Bolas de cristal
La preocupación por vislumbrar qué nos depara el futuro es una constante histórica. A lo largo de los siglos, desde los augures romanos que al servicio del senado predecían el sino observando el vuelo de las aves y examinando las vísceras de animales sacrificados, hasta la enorme popularidad que tienen en Youtube los profetas de nuestros días, podríamos encontrar infinidad de modos de intentar saber qué pasará mañana.
En nuestros días (no podía ser de otro modo), las bolas de cristal tienen nombre tecnológico, y están apoyadas en algoritmos y estadísticas, big data y block chains que, en principio, no solo hacen el trabajo más eficiente y nuestra vida más fácil, sino también nos deparan un futuro más “seguro”… pues ahora -parece- se puede predecir, y se predice, adónde vamos (cultural y técnicamente hablando), cuánto falta para que lleguemos allí, y, por lo tanto, cómo deberíamos prepararnos y -más importante-, cómo debemos educar a nuestros hijos para que tengan éxito en sus vidas.
Al menos, así se pensaba hace unos veinticinco años, tal como Malcolm Gladwell predijo en su célebre libro “The Tipping Point” en el que situaba a la humanidad en un punto de inflexión cultural sin marcha atrás, merced a las maravillas de la tecnología en general y de la inteligencia artificial en particular.
Sin embargo, si en algo se parece la IA a la inteligencia natural es en que, tanto la segunda como la primera, son… impredecibles. Principalmente porque la inteligencia humana, al ser una capacidad con tantas posibilidades e incontables campos de acción, se convierte en algo muy difícil de embridar, y menos todavía cuando se pone la libertad en la ecuación. Y en esto, su pálido reflejo, la IA, no le va a la zaga.
Por eso, el mismo Gladwell respondía en febrero de este año en una entrevista, al preguntársele sobre qué depara el futuro para las nuevas generaciones: “lo más importante en el mundo en que vivimos ahora, donde no tenemos ni idea de cómo será un trabajo en 2030, es que la IA es un disruptor tan poderoso que intentar predecir cómo será una carrera en el futuro es casi inútil. Así que les diría a mis hijos que sigan lo que les apasiona y se tomen su tiempo. En la medida en que seas una buena persona que trabaje bien con los demás, probablemente habrá un lugar para ti. Pero no me preocuparía demasiado por tratar de adivinar el futuro, porque creo que nadie lo sabe”. Noche y día. Vaya contraste el que nos muestra este intelectual. Sin embargo, es una actitud que no sorprende tanto cuando se entiende que una de las cosas más sensatas que se puede hacer ante la avalancha de cambios a la que nos enfrentamos, es intentar de dejar de ser sensatos.

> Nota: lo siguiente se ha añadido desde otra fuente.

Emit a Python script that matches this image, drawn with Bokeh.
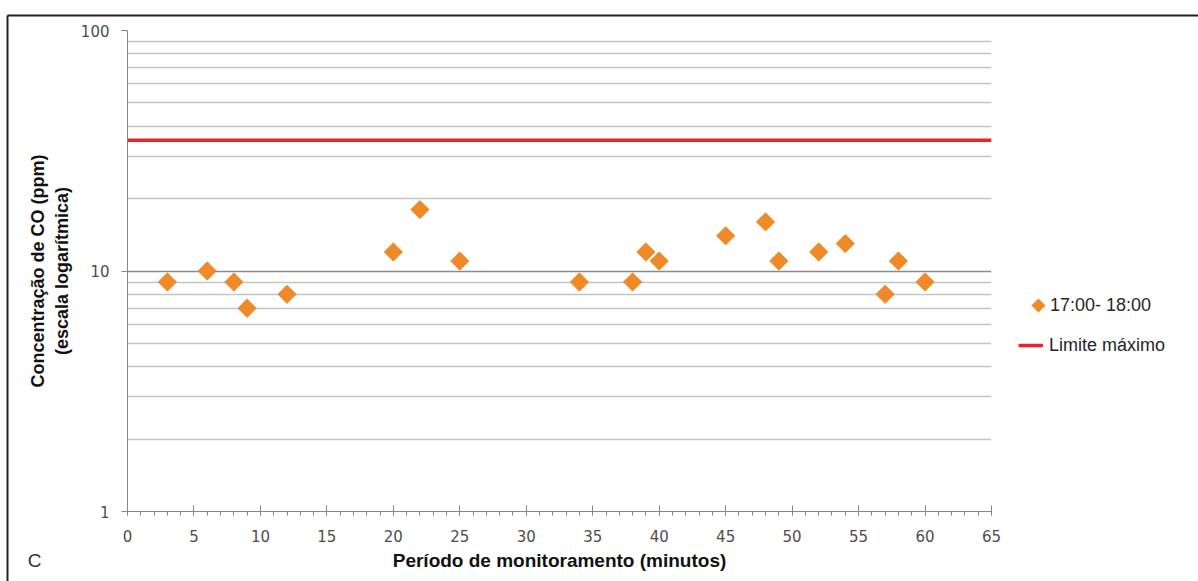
import math
from bokeh.plotting import figure
from bokeh.models import (Span, Legend, LegendItem, Label, FixedTicker,
                          NumeralTickFormatter, SingleIntervalTicker, Range1d)
from bokeh.embed import file_html
from bokeh.resources import INLINE

# ---- data ----
minutes = [3, 6, 8, 9, 12, 20, 22, 25, 34, 38, 39, 40, 45, 48, 49, 52, 54, 57, 58, 60]
co_ppm = [9, 10, 9, 7, 8, 12, 18, 11, 9, 9, 12, 11, 14, 16, 11, 12, 13, 8, 11, 9]
limite_maximo = 35
series_label = "17:00- 18:00"
limit_label = "Limite máximo"
x_min, x_max = 0, 65
y_min, y_max = 1, 100
y_major_ticks = [1, 10, 100]
y_minor_ticks = [2, 3, 4, 5, 6, 7, 8, 9, 20, 30, 40, 50, 60, 70, 80, 90]
x_title = "Período de monitoramento (minutos)"
y_title = "Concentração de CO (ppm)\n(escala logarítmica)"
panel_letter = "C"

W, H = 1198, 581
ORANGE = "#F08A26"
ORANGE_EDGE = "#E07A1A"
RED = "#E8232B"
TICK_FONT = "DejaVu Sans"
TITLE_FONT = "Liberation Sans"
NAN = float("nan")

# ---------------- main chart ----------------
p = figure(width=W, height=H, y_axis_type="log",
           x_range=Range1d(x_min, x_max), y_range=Range1d(y_min, y_max),
           output_backend="svg", toolbar_location=None,
           min_border_left=127, min_border_right=207,
           min_border_top=30, min_border_bottom=70)
p.outline_line_color = None
p.background_fill_color = "white"
p.border_fill_color = "white"

p.xgrid.grid_line_color = None
p.ygrid.grid_line_color = "#8a8a8a"
p.ygrid.grid_line_width = 1.3
p.ygrid.minor_grid_line_color = "#c4c4c4"
p.ygrid.minor_grid_line_width = 1.3

p.yaxis.ticker = FixedTicker(ticks=y_major_ticks, minor_ticks=y_minor_ticks)
p.yaxis.formatter = NumeralTickFormatter(format="0")
p.yaxis.axis_line_color = "#868686"
p.yaxis.major_tick_line_color = "#868686"
p.yaxis.major_tick_in = 0
p.yaxis.major_tick_out = 6
p.yaxis.minor_tick_line_color = None
p.yaxis.major_label_standoff = 12
p.yaxis.major_label_text_font = TICK_FONT
p.yaxis.major_label_text_font_size = "15px"
p.yaxis.major_label_text_color = "#4d4d4d"
p.yaxis.axis_label = y_title
p.yaxis.axis_label_text_font = TITLE_FONT
p.yaxis.axis_label_text_font_style = "bold"
p.yaxis.axis_label_text_font_size = "18px"
p.yaxis.axis_label_text_color = "#111111"
p.yaxis.axis_label_standoff = 6

p.xaxis.ticker = SingleIntervalTicker(interval=5, num_minor_ticks=5)
p.xaxis.axis_line_color = "#868686"
p.xaxis.major_tick_line_color = "#868686"
p.xaxis.minor_tick_line_color = "#868686"
p.xaxis.major_tick_in = 6
p.xaxis.major_tick_out = 4
p.xaxis.minor_tick_in = 0
p.xaxis.minor_tick_out = 4
p.xaxis.major_label_standoff = 14
p.xaxis.major_label_text_font = TICK_FONT
p.xaxis.major_label_text_font_size = "15px"
p.xaxis.major_label_text_color = "#4d4d4d"
p.xaxis.axis_label = x_title
p.xaxis.axis_label_text_font = TITLE_FONT
p.xaxis.axis_label_text_font_style = "bold"
p.xaxis.axis_label_text_font_size = "19px"
p.xaxis.axis_label_text_color = "#111111"
p.xaxis.axis_label_standoff = 5

p.add_layout(Span(location=limite_maximo, dimension="width",
                  line_color=RED, line_width=3.5))

p.scatter(x=minutes, y=co_ppm, marker="square", angle=math.pi / 4,
          size=13, fill_color=ORANGE, line_color=ORANGE_EDGE, line_width=0.6)

# ---------------- transparent overlay (legend, letter, border) ----------------
ov = figure(width=W, height=H, x_range=Range1d(0, W), y_range=Range1d(0, H),
            output_backend="svg", toolbar_location=None,
            x_axis_location=None, y_axis_location=None,
            min_border=0, min_border_left=0, min_border_right=0,
            min_border_top=0, min_border_bottom=0)
ov.styles = {"position": "absolute", "top": "0px", "left": "0px"}
ov.grid.visible = False
ov.outline_line_color = None
ov.background_fill_color = None
ov.border_fill_color = None

# page border (top and left edges)
ov.segment(x0=[7, 7], y0=[H - 15, 0], x1=[W, 7], y1=[H - 15, H - 15],
           line_color="#222222", line_width=2)

# legend key symbol for the point series (rotated square = diamond)
ov.scatter(x=[1038], y=[H - 305], marker="square", angle=math.pi / 4,
           size=9.4, fill_color=ORANGE, line_color=ORANGE_EDGE, line_width=0.5)

# legend proxies
leg_pts = ov.scatter(x=[NAN], y=[NAN], marker="square", fill_alpha=0, line_alpha=0)
leg_line = ov.line(x=[NAN], y=[NAN], line_color=RED, line_width=3.5)

common = dict(padding=0, spacing=0, margin=0, border_line_color=None,
              background_fill_alpha=0, label_text_font=TITLE_FONT,
              label_text_font_size="18px", label_text_color="#262626")
ov.add_layout(Legend(items=[LegendItem(label=series_label, renderers=[leg_pts], index=0)],
                     location=(1026, H - 317), glyph_width=24, glyph_height=24,
                     label_standoff=-1, **common))
ov.add_layout(Legend(items=[LegendItem(label=limit_label, renderers=[leg_line], index=0)],
                     location=(1018, H - 357), glyph_width=25, glyph_height=24,
                     label_standoff=6, **common))

ov.add_layout(Label(x=34, y=H - 560, text=panel_letter, text_align="center",
                    text_baseline="middle", text_font=TITLE_FONT,
                    text_font_size="19px", text_color="#333333"))

open("out.html", "w").write(file_html([p, ov], INLINE))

Hoy día lo mejor es intentar leer los signos de los tiempos desde la humildad y no desde la arrogancia del que cree saberlo todo, y, por lo mismo, comprender que las bolas de cristal hodiernas están un tanto empañadas, y sus predicciones -si se toman como lo que son, como conjeturas- ya no son más oráculos infalibles sino orientaciones que ayudan a que cada uno, desde la libertad y desde su honesta capacidad de análisis, intente atisbar por dónde caminar en la maraña de senderos que nos encontramos por delante en todos los campos del conocimiento.
A fin de cuentas, el consejo que Galdwell propone dar a los sus hijos: dedicarse a algo que realmente les apasione y que les lleve a trabajar y convivir con los demás, sin inquietarse demasiado por el propio futuro, funciona perfectamente para un mundo en el que la tecnología acelera las cosas de tal modo que, intentar seguir su paso sin más, no deja de ser en un serio riesgo de descarrilar.